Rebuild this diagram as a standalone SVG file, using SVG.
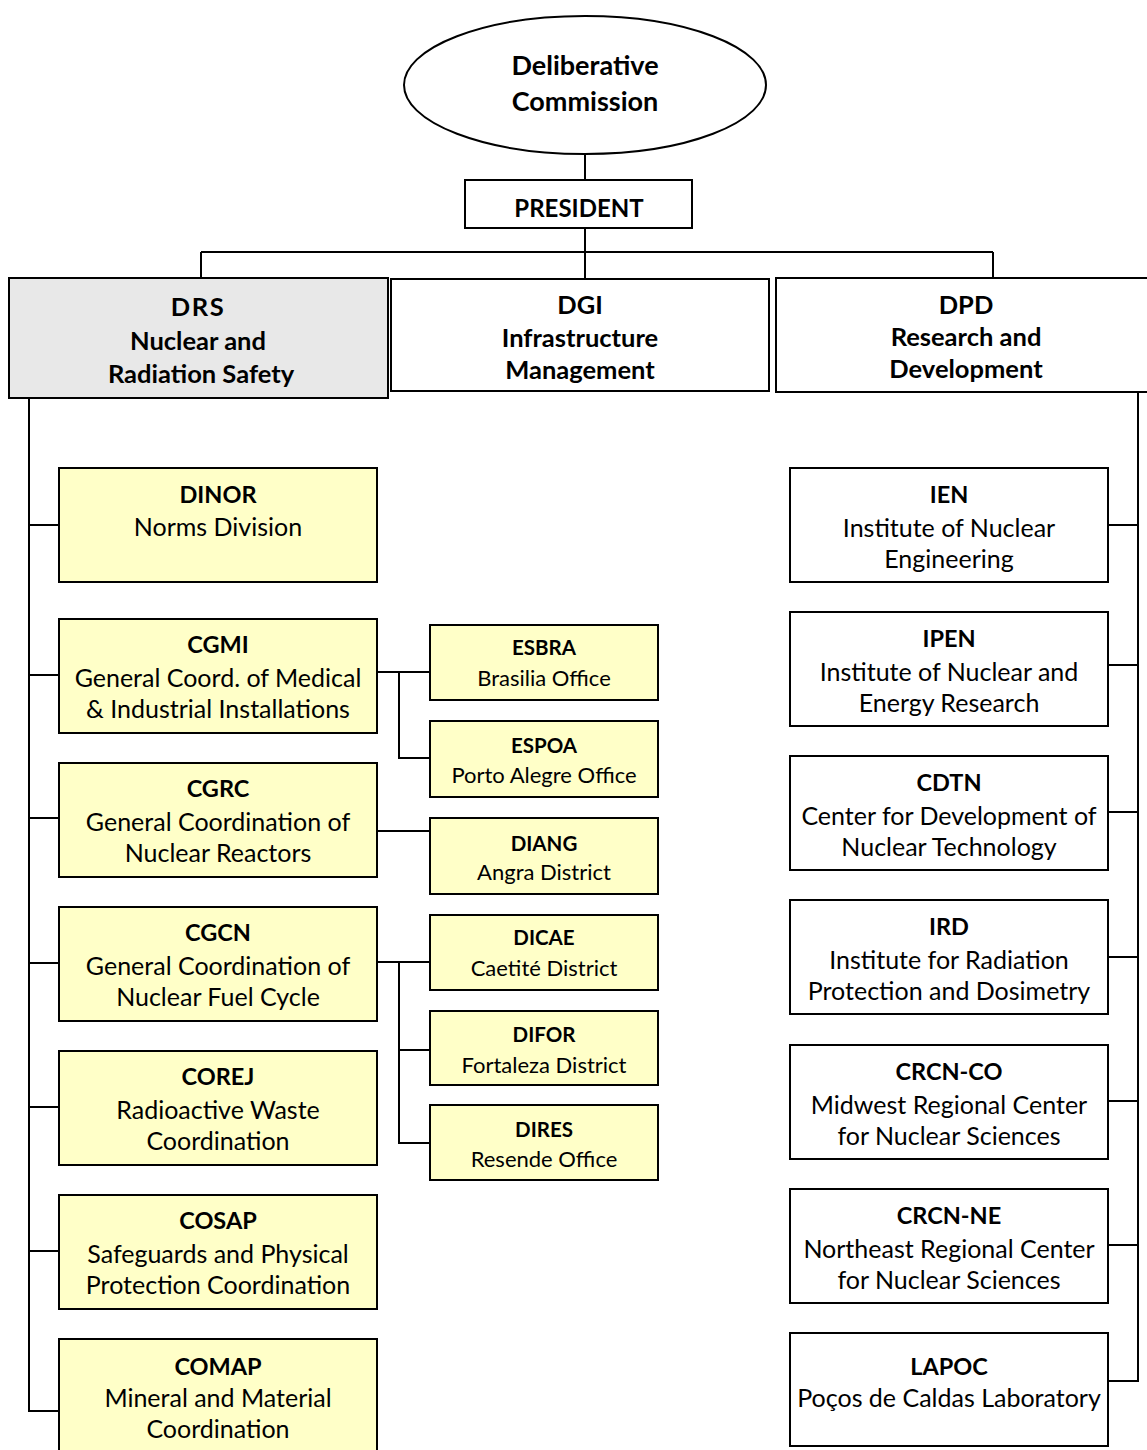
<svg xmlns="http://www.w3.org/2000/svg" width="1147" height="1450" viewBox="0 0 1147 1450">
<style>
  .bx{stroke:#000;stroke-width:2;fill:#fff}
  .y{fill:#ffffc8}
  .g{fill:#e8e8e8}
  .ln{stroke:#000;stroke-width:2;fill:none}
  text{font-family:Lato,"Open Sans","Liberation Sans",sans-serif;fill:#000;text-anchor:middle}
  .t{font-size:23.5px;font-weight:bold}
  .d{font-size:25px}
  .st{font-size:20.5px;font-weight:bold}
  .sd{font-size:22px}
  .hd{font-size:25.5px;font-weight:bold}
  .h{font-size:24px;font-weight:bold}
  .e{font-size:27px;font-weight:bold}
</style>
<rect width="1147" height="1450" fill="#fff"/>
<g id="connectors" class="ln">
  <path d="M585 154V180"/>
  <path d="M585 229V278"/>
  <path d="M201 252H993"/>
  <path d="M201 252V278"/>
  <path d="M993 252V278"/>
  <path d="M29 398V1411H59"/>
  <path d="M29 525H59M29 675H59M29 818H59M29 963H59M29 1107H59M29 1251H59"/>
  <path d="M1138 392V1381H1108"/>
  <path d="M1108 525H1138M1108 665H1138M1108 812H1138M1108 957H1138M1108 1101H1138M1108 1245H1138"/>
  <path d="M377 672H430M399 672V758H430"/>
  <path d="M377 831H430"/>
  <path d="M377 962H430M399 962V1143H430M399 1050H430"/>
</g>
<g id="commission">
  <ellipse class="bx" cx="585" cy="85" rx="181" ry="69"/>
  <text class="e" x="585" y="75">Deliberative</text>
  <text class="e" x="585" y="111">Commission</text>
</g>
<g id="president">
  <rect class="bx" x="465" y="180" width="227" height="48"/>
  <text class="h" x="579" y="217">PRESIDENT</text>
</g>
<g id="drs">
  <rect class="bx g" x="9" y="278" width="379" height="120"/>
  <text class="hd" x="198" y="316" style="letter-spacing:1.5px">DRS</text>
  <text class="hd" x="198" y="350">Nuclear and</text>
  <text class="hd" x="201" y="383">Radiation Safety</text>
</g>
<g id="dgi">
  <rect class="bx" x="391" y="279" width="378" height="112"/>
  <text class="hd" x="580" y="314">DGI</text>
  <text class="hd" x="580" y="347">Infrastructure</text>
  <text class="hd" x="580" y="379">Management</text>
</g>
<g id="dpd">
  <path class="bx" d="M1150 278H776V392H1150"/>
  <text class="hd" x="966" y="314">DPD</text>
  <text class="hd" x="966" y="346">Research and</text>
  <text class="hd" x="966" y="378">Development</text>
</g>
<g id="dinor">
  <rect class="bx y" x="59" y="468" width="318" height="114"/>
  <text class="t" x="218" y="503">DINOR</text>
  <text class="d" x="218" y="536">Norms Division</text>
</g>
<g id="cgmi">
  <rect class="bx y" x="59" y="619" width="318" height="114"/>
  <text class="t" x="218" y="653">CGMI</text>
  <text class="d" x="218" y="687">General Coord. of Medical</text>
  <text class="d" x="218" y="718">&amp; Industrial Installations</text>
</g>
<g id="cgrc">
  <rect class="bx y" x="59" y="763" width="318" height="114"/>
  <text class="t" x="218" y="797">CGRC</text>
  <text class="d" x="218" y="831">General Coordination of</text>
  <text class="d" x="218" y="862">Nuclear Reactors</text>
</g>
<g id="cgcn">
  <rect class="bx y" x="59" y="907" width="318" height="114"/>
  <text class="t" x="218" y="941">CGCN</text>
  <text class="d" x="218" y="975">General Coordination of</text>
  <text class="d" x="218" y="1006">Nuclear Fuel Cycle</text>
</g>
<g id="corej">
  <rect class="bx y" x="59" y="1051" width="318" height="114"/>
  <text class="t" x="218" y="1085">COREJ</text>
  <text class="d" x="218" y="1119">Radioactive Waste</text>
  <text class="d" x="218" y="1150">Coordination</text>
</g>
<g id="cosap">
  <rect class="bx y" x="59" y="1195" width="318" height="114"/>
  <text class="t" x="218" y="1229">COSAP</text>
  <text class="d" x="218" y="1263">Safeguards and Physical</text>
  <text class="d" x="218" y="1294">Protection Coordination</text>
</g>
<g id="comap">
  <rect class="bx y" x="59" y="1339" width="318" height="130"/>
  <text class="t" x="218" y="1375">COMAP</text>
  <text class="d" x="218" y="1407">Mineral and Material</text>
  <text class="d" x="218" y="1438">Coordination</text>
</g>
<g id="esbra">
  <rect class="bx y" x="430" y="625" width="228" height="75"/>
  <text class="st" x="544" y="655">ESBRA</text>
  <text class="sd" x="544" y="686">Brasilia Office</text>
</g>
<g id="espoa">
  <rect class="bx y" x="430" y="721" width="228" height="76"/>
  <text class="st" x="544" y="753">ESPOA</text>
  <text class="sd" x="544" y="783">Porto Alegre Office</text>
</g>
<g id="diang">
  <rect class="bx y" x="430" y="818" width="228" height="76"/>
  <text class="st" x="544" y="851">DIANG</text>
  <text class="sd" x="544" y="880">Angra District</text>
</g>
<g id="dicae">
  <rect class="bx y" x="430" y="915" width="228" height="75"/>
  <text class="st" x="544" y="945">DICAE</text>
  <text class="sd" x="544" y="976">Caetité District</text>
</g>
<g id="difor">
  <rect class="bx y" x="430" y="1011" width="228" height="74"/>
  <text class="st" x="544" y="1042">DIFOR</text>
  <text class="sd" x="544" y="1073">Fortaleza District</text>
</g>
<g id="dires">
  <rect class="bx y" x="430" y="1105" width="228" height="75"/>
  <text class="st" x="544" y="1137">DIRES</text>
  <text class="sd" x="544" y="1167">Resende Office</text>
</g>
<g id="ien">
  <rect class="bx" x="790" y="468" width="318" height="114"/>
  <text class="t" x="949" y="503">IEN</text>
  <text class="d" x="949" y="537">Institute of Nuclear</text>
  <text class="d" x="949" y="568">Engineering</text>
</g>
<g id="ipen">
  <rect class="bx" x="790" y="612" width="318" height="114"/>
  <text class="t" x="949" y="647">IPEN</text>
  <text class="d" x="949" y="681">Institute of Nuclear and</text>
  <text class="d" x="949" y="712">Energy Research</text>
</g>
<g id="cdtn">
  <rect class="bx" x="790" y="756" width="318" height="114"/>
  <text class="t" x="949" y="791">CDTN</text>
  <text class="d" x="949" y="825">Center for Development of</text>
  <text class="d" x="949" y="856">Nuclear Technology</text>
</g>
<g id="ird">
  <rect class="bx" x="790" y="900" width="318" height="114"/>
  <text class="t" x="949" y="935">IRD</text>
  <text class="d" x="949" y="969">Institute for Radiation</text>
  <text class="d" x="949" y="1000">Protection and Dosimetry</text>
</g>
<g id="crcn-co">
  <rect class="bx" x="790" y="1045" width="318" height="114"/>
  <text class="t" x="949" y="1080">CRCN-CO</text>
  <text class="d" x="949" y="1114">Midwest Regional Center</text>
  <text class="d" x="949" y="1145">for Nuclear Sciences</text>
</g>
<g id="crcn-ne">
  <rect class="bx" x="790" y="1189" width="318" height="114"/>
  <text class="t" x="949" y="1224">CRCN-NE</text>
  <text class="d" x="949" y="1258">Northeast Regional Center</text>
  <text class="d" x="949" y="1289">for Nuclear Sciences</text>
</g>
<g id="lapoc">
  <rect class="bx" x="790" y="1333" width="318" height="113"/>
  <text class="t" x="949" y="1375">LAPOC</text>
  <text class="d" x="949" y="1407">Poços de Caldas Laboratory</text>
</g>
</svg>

──────

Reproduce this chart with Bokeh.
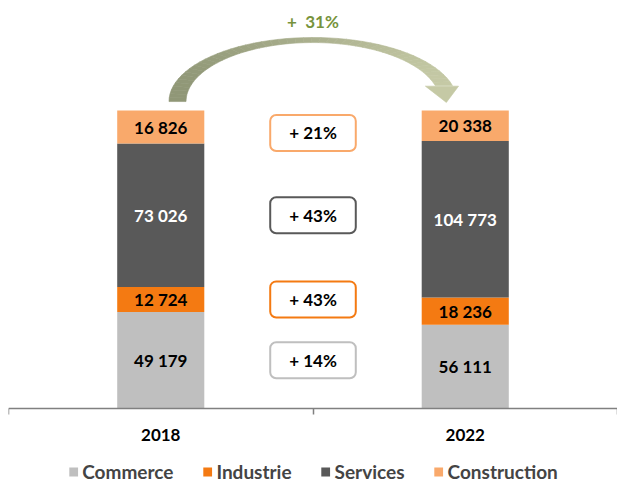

──────

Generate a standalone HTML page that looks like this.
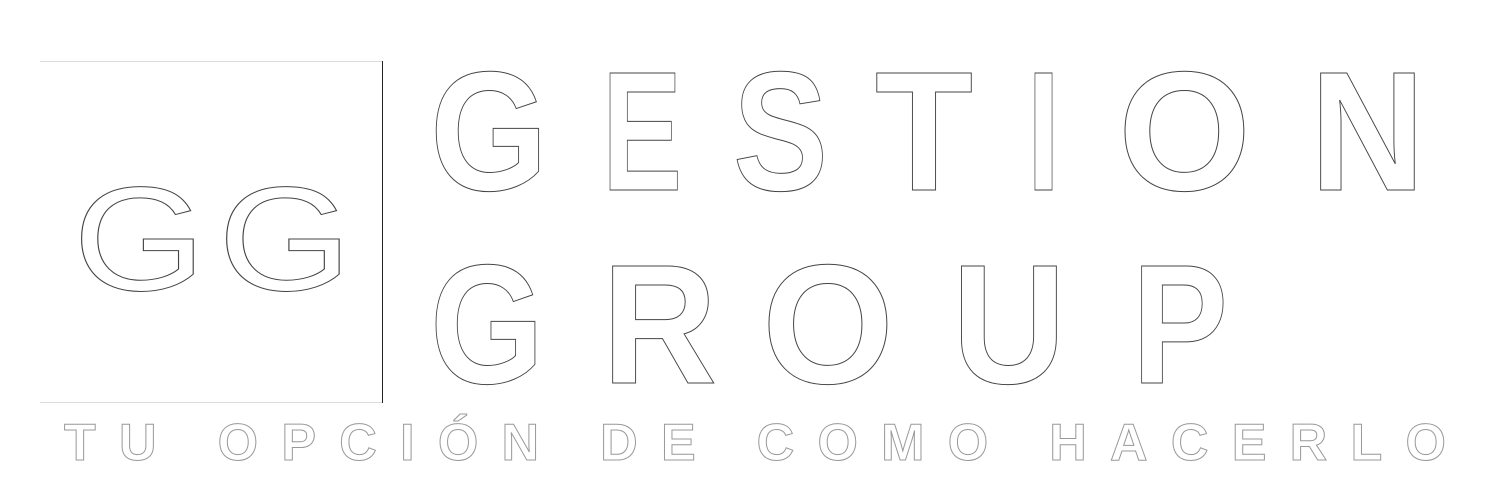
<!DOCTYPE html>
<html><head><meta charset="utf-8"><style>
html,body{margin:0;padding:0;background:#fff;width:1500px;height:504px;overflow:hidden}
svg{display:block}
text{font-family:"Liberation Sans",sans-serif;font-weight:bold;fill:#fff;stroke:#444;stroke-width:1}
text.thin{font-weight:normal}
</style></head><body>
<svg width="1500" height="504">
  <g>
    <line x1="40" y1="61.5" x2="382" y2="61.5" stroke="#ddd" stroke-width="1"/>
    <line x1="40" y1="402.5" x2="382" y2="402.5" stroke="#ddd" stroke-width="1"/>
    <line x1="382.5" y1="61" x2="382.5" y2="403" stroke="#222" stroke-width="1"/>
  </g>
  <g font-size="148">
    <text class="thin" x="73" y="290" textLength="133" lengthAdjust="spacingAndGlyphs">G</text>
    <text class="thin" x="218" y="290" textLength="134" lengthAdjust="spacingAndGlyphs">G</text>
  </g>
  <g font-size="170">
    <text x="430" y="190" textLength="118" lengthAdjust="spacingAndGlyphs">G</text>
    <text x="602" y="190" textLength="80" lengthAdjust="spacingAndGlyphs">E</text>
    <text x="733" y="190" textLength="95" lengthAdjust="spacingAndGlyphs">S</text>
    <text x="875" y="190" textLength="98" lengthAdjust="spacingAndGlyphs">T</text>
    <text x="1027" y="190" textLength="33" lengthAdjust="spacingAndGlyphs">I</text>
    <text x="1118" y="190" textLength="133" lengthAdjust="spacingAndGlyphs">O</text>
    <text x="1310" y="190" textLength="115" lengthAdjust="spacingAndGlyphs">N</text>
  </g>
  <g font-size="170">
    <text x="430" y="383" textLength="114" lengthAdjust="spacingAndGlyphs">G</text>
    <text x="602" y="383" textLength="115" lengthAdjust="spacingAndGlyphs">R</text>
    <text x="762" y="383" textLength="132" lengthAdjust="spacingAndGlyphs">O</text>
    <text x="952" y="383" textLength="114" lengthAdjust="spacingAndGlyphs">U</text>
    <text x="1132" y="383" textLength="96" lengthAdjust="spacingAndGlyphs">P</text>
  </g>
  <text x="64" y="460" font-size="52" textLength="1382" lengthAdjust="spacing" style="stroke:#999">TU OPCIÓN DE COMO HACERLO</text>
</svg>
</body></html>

──────

- _Requirements_
Extract every line of the records above that contains the word "this".

- _Task result_
Rebuild this diagram as a standalone SVG file, using SVG.
Reproduce this chart with Bokeh.
Generate a standalone HTML page that looks like this.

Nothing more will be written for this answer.